When the boards first began reviewing detainee files, they voted to release about 60 percent, Rudisill said. But after November 2004, and a new population of more dangerous detainees, he said, that has changed to about a 40 percent release rate. In fact, Rudisill said, at least 80 percent of detainees are now classified as “high-risk,” meaning they’re thought to be a serious danger to coalition forces and Iraq security.
But so many detainees winning release at the board hearings or acquittal at trial raises the question of whether they should have been in custody in the first place. Some lawyers who present the cases say some are so weak, they believe the person was wrongly detained.
One lawyer described one such case: An Iraqi police officer was detained because he was seen driving swiftly away from an Iraqi police station that had just been bombed. Where some might assume the officer was fleeing death and danger, the U.S. forces that detained him thought he’d planted the bomb, the lawyer said, but had no evidence to buttress their belief.
But Seitsinger and others said they believe most detainees are in fact guilty — there just isn’t the evidence to prove it. “These soldiers (who gather the evidence) aren’t trained law enforcement agents,” Seitsinger said.

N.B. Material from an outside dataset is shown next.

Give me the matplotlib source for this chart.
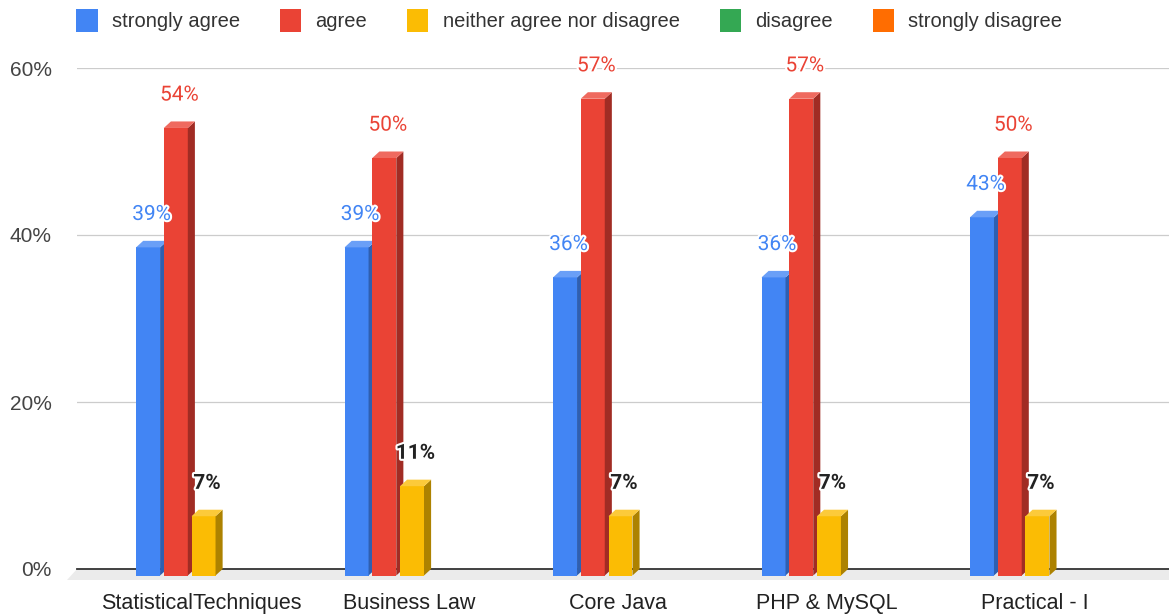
import numpy as np
import matplotlib.pyplot as plt
from matplotlib.patches import Polygon, Patch
import matplotlib.patheffects as pe

# --- data ---
categories = ["StatisticalTechniques", "Business Law", "Core Java", "PHP & MySQL", "Practical - I"]
series_names = ["strongly agree", "agree", "neither agree nor disagree", "disagree", "strongly disagree"]
strongly_agree = [39.3, 39.3, 35.7, 35.7, 42.9]
agree = [53.6, 50.0, 57.1, 57.1, 50.0]
neither = [7.1, 10.7, 7.1, 7.1, 7.1]
disagree = [0, 0, 0, 0, 0]
strongly_disagree = [0, 0, 0, 0, 0]
yticks = [0, 20, 40, 60]

# --- style ---
front = ["#4285F4", "#EA4335", "#FBBC04", "#34A853", "#FF6D01"]
side = ["#2f5fb0", "#a12c24", "#ad8200", "#23743a", "#b04b00"]
top = ["#6a9ff7", "#ef6a5f", "#fcca3a", "#5cb978", "#ff8a34"]
label_col = ["#4285F4", "#EA4335", "#222222", "#222222", "#222222"]
label_bold = [False, False, True, True, True]
offsets = [-0.22, -0.087, 0.046, 0.179, 0.312]
w = 0.115
dx, dy = 0.034, 0.78   # 3d depth in data units (~7px)

fig = plt.figure(figsize=(11.69, 6.15), dpi=100)
ax = fig.add_axes([77/1169, 46/615, 1092/1169, 501/615])
ax.set_xlim(-0.595, 4.643)
ax.set_ylim(0, 60)

for s in ax.spines.values():
    s.set_visible(False)
ax.set_yticks(yticks)
ax.set_yticklabels([f"{t}%" for t in yticks], fontsize=15, color="#444444",
                   family="Liberation Sans")
ax.tick_params(axis="y", length=0, pad=18)
ax.set_xticks(range(len(categories)))
ax.set_xticklabels(categories, fontsize=15.5, color="#222222", family="Liberation Sans")
ax.tick_params(axis="x", length=0, pad=17)
for t in yticks[1:]:
    ax.axhline(t, color="#cccccc", lw=0.9, zorder=0)

# floor
xl0, xl1 = ax.get_xlim()
ax.add_patch(Polygon([(xl0, 0), (xl1, 0), (xl1, -1.32), (xl0 - 0.05, -1.32)],
                     closed=True, fc="#ebebeb", ec="none", clip_on=False, zorder=1))
ax.plot([xl0, xl1], [0, 0], color="#333333", lw=1.3, zorder=1.5, clip_on=False)

data = [strongly_agree, agree, neither, disagree, strongly_disagree]
x = np.arange(len(categories))
for k, vals in enumerate(data):
    for i, v in enumerate(vals):
        if v == 0:
            continue
        c = x[i] + offsets[k]
        xl, xr = c - w/2 - dx, c + w/2 - dx
        ax.bar(c - dx, v, width=w, bottom=-dy, color=front[k], zorder=3, clip_on=False)
        ax.add_patch(Polygon([(xr, -dy), (xr + dx, 0), (xr + dx, v), (xr, v - dy)],
                             closed=True, fc=side[k], ec="none", zorder=3, clip_on=False))
        ax.add_patch(Polygon([(xl, v - dy), (xl + dx, v), (xr + dx, v), (xr, v - dy)],
                             closed=True, fc=top[k], ec="none", zorder=3, clip_on=False))
        ax.annotate(f"{round(v)}%", (c - dx/2, v), xytext=(0, 19), textcoords="offset points",
                    ha="center", va="center", fontsize=15, family="Roboto",
                    color=label_col[k], fontweight="bold" if label_bold[k] else "normal",
                    zorder=5, annotation_clip=False,
                    path_effects=[pe.withStroke(linewidth=3, foreground="white")])

handles = [Patch(facecolor=front[k], edgecolor="none") for k in range(5)]
fig.legend(handles, series_names, loc="center", bbox_to_anchor=(0.487, 0.967), ncol=5,
           frameon=False, prop={"family": "Liberation Sans", "size": 14.5},
           handlelength=1.05, handleheight=1.35, handletextpad=0.7, columnspacing=2.0,
           labelcolor="#333333")

fig.savefig("out.png", dpi=100)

They have no formal training in recognizing, gathering, seizing, preserving and documenting evidence, he said.
“They’re doing the best they can.”
What’s more, these soldiers and Marines charged with gathering evidence when conducting raids or searches are also often in chaotic circumstances that can quickly turn deadly, another observer familiar with the process, who declined to be named because he was not authorized to speak on the matter, pointed out.
“Expecting soldiers to gather courtroom evidence … is like trying to cut kitchen counter Formica with a chain saw or an axe,” he said. “You can do it if you really must, but the results aren’t always satisfactory.”
The result, he said, was a sort of “deed-time scale” that was also used to determine release. “‘OK, you dug a hole and planted an IED (improvised explosive device); you really don’t know how to build one but you can dig, so you get six months. Next! OK, you build IEDs, you get two years. Next!’” he said.
Whether guilty, partly guilty or detained by mistake, Rudisill said the recidivism rate — detainees let go, then arrested again for similar activities — is an amazingly low 1.6 percent.